◆ Request ◆
Below, locate the line that contains "Convert this diagram to TikZ code.". Repeat exactly from that line to the line that contains "(0,0) rectangle (1181,847);", inclusive, leaving out the pictures.

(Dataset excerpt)
.....

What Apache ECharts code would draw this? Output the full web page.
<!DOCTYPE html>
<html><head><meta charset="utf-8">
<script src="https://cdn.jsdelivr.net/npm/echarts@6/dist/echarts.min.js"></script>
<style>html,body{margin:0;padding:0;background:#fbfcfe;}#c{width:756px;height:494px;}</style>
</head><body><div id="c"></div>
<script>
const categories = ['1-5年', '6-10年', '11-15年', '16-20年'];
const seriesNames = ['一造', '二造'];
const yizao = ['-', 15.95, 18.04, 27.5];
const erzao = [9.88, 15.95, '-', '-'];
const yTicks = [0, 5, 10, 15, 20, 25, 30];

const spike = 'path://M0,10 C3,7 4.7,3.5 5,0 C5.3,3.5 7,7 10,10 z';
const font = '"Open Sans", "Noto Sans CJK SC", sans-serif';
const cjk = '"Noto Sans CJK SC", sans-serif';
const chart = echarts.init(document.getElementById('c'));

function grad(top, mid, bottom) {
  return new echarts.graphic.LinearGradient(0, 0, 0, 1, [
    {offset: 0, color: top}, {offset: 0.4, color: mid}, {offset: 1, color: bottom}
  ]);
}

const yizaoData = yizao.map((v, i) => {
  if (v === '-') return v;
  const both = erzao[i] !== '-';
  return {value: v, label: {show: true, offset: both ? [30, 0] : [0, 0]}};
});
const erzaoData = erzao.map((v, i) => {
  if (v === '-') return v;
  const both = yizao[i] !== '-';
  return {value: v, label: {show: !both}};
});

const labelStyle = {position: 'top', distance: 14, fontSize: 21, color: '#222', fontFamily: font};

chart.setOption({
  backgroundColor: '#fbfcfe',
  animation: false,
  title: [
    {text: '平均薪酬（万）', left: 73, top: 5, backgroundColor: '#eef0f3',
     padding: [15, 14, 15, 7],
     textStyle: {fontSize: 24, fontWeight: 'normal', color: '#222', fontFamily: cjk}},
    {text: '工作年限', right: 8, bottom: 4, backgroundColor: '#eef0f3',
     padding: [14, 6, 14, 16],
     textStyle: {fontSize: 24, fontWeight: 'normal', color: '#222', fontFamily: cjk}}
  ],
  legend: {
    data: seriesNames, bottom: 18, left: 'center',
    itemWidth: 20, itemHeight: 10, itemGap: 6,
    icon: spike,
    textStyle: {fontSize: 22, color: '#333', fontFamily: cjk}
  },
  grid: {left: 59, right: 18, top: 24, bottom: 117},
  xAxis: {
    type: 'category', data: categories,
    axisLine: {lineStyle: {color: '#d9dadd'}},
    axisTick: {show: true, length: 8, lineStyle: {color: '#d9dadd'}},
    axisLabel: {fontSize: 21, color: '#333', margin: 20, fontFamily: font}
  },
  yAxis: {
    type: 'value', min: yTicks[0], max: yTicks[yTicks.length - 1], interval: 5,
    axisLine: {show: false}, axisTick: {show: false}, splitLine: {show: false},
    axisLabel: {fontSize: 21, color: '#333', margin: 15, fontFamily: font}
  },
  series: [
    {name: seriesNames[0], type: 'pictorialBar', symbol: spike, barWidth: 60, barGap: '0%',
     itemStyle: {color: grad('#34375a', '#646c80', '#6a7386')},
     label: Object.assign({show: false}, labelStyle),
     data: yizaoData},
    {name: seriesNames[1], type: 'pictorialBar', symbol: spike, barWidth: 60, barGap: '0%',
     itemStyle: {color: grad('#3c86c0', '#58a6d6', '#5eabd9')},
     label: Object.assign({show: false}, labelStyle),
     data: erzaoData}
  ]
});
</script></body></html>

.....

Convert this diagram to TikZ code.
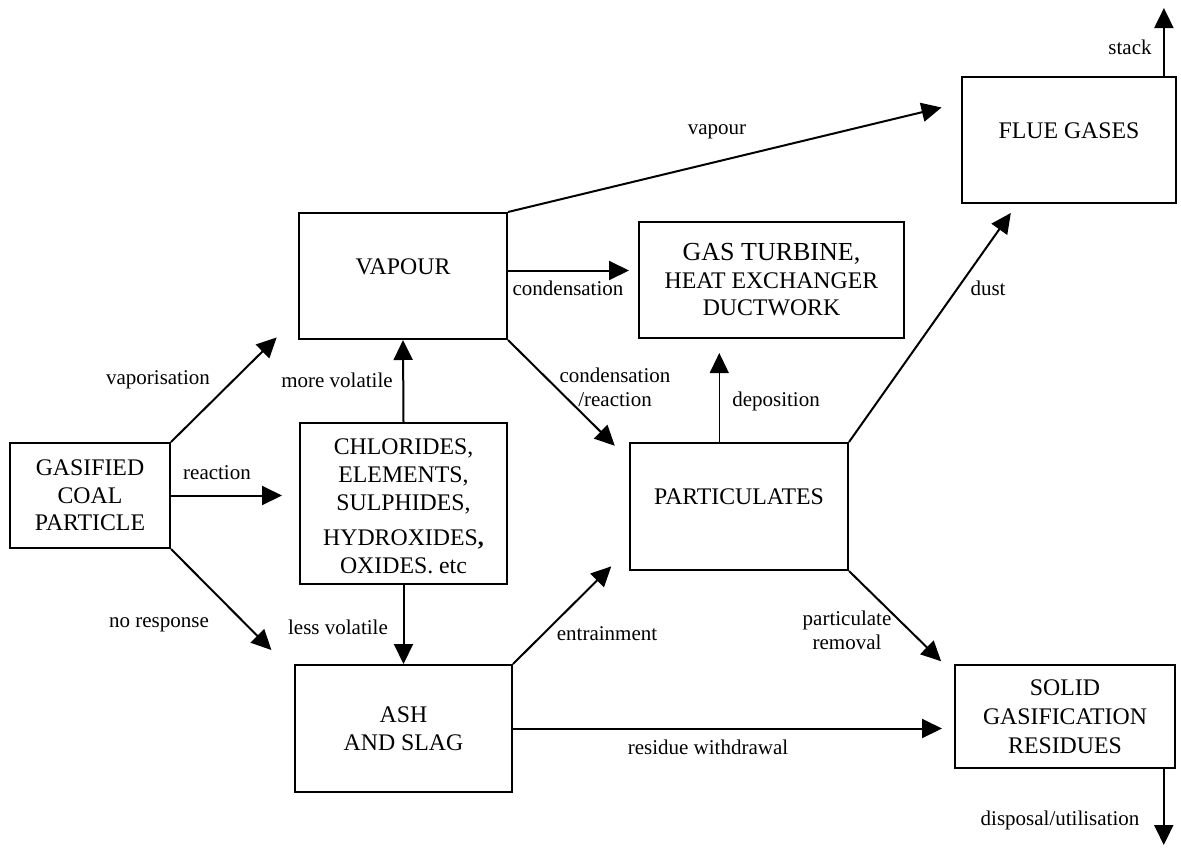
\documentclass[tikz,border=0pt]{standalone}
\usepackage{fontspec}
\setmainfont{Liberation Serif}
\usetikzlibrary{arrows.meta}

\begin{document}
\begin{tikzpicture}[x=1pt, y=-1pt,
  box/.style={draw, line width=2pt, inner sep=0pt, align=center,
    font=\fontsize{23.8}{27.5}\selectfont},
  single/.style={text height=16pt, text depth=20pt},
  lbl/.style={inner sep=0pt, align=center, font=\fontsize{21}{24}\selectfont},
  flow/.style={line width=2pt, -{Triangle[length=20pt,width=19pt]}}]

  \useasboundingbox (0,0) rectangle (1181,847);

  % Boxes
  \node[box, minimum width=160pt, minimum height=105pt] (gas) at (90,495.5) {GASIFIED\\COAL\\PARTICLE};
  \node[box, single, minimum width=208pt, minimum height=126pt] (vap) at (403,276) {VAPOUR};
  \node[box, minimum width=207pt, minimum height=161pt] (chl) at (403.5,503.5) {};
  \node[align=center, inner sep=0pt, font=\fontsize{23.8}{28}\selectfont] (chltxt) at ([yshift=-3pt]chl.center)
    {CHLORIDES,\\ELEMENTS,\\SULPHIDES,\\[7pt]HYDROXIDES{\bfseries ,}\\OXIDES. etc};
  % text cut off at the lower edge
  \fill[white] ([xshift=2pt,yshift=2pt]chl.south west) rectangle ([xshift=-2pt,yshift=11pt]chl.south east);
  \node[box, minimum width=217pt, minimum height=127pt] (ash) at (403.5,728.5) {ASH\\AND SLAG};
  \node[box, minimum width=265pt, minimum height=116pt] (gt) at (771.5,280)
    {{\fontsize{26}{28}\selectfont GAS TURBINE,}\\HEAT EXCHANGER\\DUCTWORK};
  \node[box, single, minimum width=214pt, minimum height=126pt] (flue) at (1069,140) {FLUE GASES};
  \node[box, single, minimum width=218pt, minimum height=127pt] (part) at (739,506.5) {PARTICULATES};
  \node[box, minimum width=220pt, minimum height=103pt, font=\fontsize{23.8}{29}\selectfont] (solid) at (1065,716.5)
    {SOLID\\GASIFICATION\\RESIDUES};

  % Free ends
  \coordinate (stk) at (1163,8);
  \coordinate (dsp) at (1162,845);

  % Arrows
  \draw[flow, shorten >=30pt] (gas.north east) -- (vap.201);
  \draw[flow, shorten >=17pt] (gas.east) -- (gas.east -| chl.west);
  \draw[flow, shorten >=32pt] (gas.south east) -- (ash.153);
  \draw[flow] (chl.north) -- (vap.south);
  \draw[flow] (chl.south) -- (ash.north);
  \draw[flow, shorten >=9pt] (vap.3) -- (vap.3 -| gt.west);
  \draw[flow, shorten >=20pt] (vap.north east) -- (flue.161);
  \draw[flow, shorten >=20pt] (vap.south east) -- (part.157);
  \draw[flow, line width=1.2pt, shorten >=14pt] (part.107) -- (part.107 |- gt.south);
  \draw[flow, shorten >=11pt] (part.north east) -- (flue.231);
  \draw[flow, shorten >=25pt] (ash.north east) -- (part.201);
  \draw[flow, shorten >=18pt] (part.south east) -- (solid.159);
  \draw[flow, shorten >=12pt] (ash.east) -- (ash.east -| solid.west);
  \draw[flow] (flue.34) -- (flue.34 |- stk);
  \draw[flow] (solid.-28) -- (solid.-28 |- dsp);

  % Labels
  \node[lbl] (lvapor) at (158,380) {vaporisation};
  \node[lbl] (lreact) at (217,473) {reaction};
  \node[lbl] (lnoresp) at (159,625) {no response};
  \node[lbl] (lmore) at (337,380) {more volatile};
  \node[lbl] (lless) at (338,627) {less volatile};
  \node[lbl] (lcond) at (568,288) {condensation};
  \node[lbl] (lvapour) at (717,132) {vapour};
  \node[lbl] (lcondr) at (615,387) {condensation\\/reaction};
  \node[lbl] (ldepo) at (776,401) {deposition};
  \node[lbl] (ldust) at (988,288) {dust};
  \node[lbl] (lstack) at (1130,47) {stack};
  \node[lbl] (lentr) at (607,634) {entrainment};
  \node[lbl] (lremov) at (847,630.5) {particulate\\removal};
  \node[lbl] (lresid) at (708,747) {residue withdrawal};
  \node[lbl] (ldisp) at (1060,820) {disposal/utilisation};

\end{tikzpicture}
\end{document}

.....

◆ Exercise result ◆
Convert this diagram to TikZ code.
\documentclass[tikz,border=0pt]{standalone}
\usepackage{fontspec}
\setmainfont{Liberation Serif}
\usetikzlibrary{arrows.meta}

\begin{document}
\begin{tikzpicture}[x=1pt, y=-1pt,
  box/.style={draw, line width=2pt, inner sep=0pt, align=center,
    font=\fontsize{23.8}{27.5}\selectfont},
  single/.style={text height=16pt, text depth=20pt},
  lbl/.style={inner sep=0pt, align=center, font=\fontsize{21}{24}\selectfont},
  flow/.style={line width=2pt, -{Triangle[length=20pt,width=19pt]}}]

  \useasboundingbox (0,0) rectangle (1181,847);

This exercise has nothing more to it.